Still, there is a basic supply and demand problem. Students aren’t majoring in English as much as they used to, a number that hasn’t been helped by a bad economy. But this problem cannot be solved by the market, because universities are not mom-and-pop businesses that shudder after a bad quarter. Universities keep producing English doctorates to teach undergraduate courses and perform research. And people continue to join these programs because they are funded. This all leads to an oversaturated job market and underemployed experts.
So what can be done? Those who say “This is proof literature isn’t profitable! Major in STEM!” are short-term thinkers whose brains have been subsumed by profit-motive thinking. This ignores, of course, that the job market for English professors was once a lot better not that long ago.
In 2008-09, there were nearly double the amount of job listings on the Modern Language Associations job board. The number itself isn’t high, but we must consider how relatively few people are able and willing to pursue a doctorate in the subject.
This is to say that job markets can be created. The high pay of rocket scientists does not exist because each of us every day requires a rocket, but because as a society we have determined that space exploration is worth the investment.
This didn’t happen overnight, but took years of propaganda and continued government subsidy. (For the record, I’ll go with Musician Gil Scott Heron on the issue of space exploration, and English doctorates have done more to improve my life than any rocket scientist.)
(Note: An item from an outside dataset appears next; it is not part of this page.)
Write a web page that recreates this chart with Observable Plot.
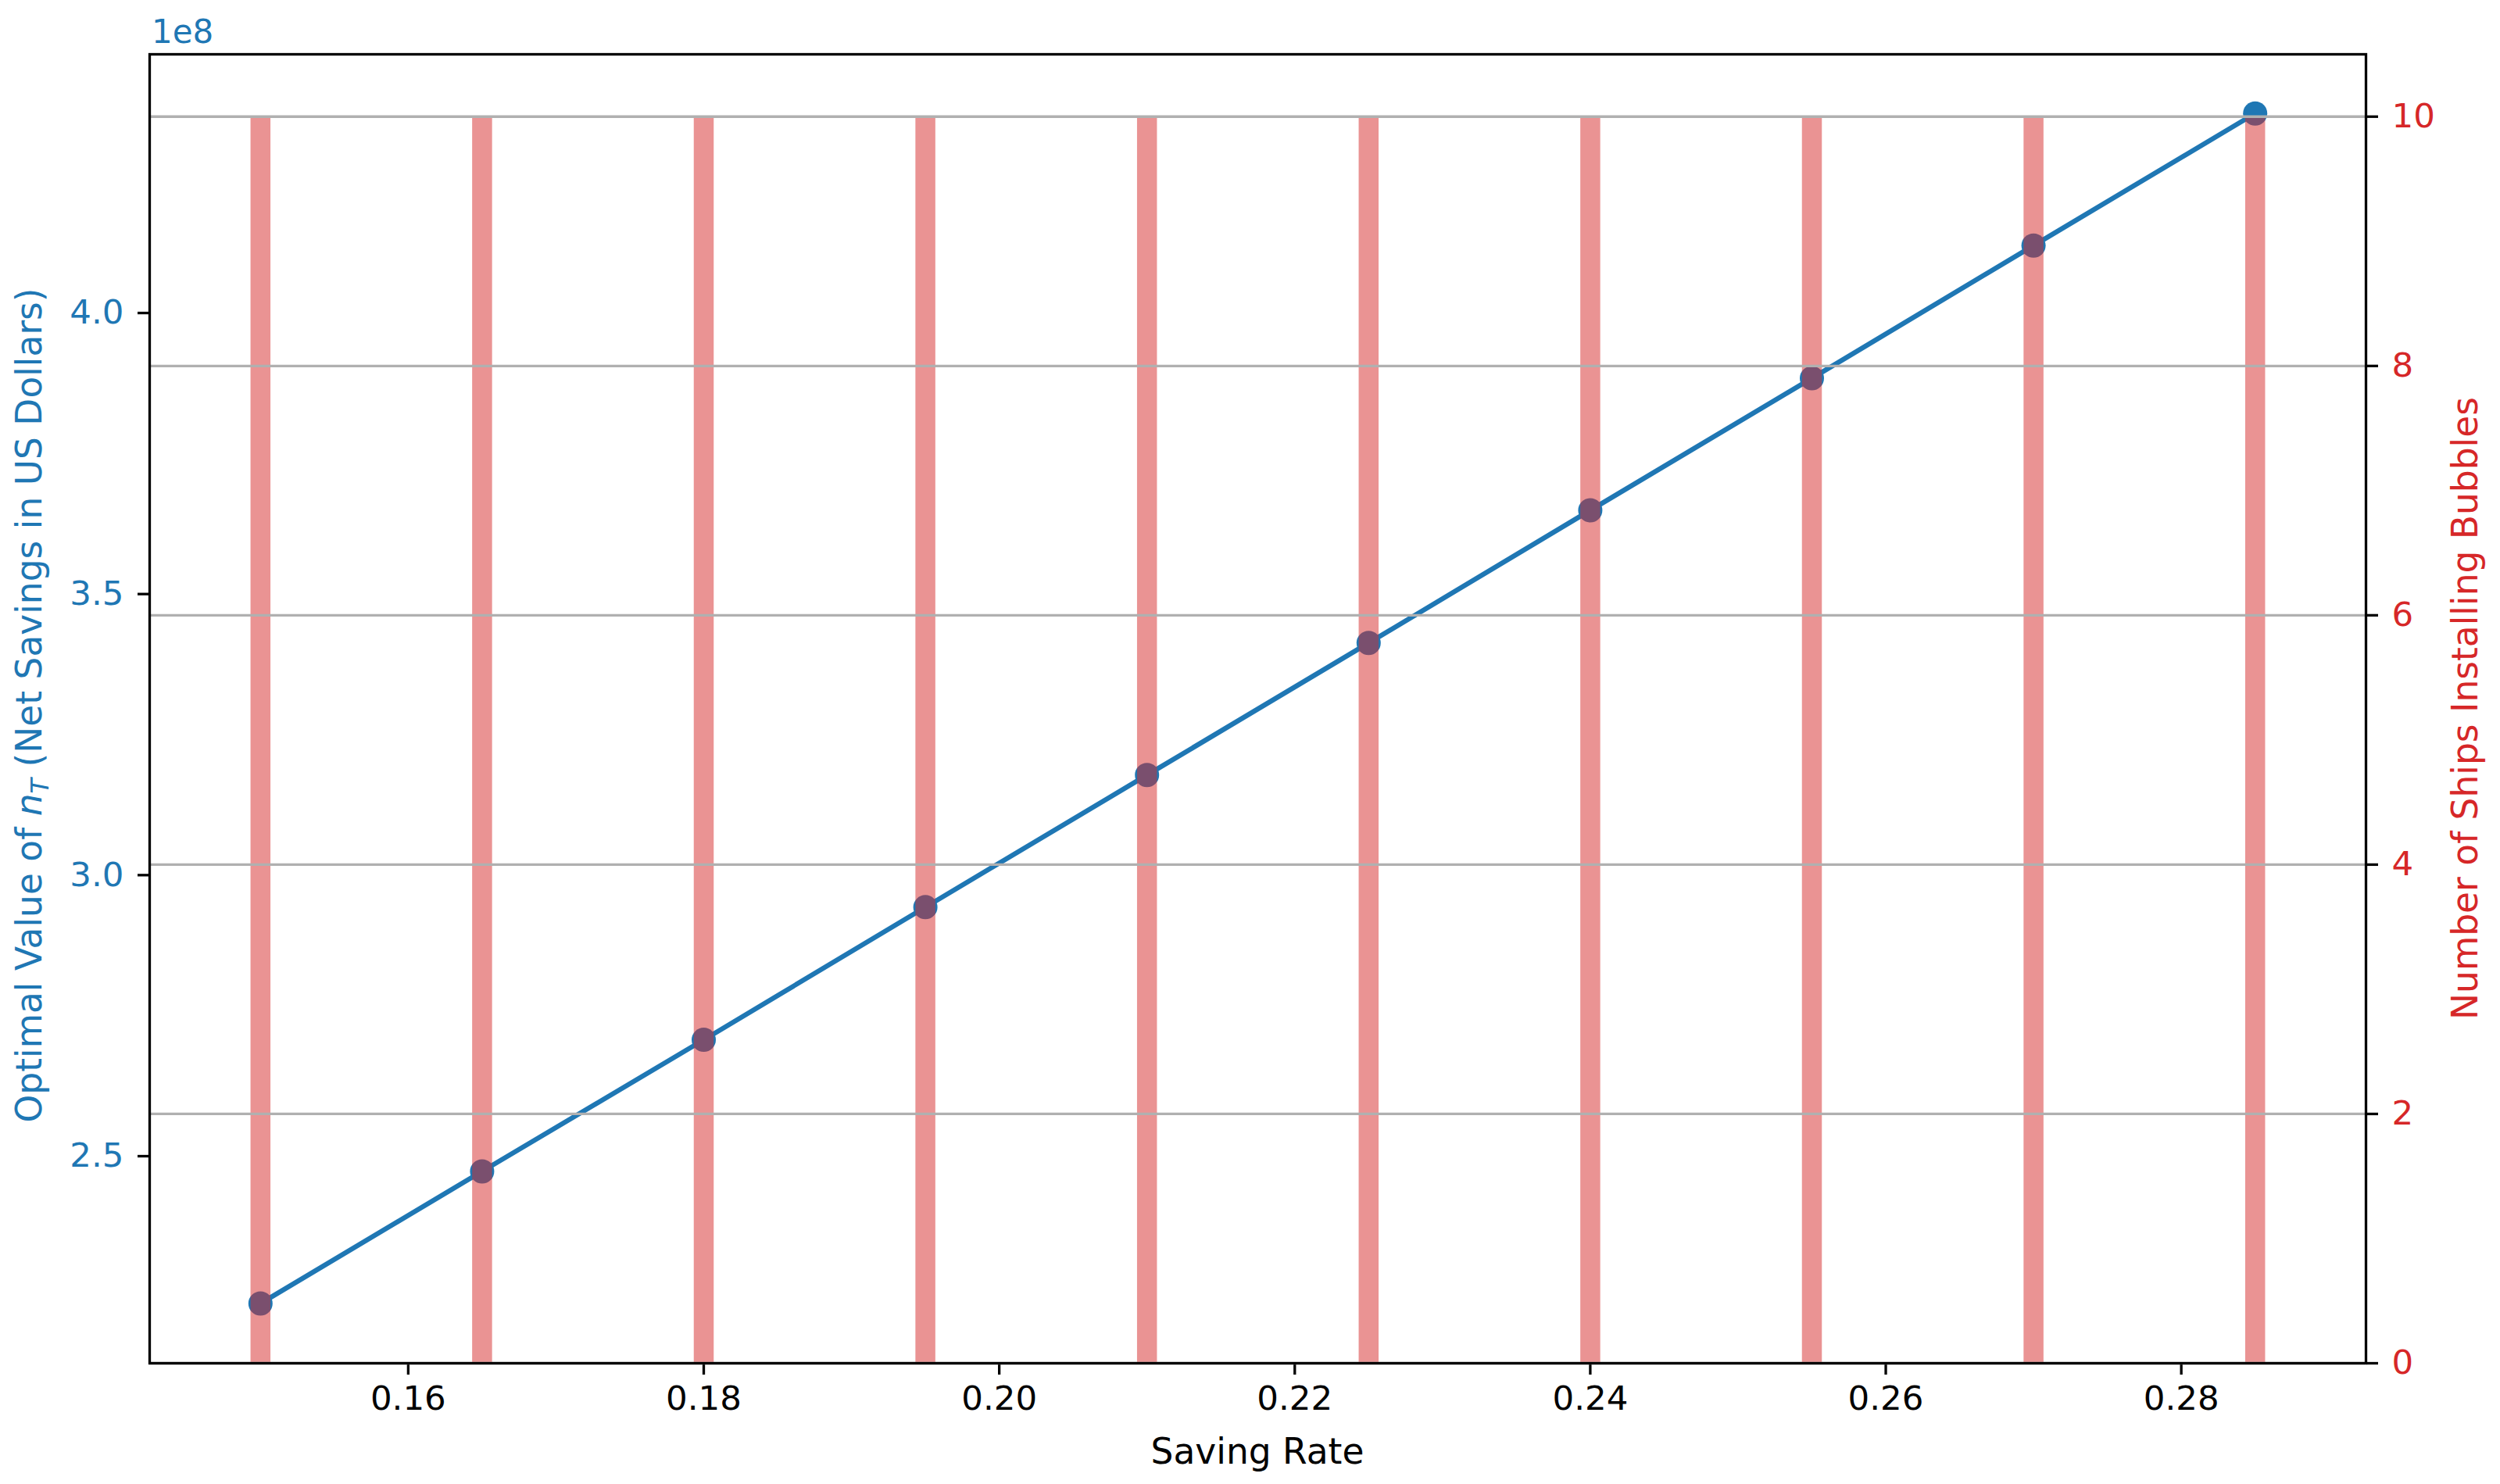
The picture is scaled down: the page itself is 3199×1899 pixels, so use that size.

The other point that should hardly need saying is that having a sophisticated literary culture is a good thing. It helps us understand the world around us, and ourselves. Politics, history and economics are all informed by literature, as well as psychology and even neuroscience. We could go further, especially in today’s mediatized world, and say that politics, economics and science are primarily narratives — but then, well, we’d have to ask an English Ph.D.
So while you enjoy the Tucson Festival of Books, take a minute to think about how we can improve our literary world. One way is to invest in the humanities, especially English. This means a concerted effort to advertise the major by the university and to put pressure on our government to invest in literary art and research.
The job market may be a dumpster fire. But we lit the match, and we can stop the fire.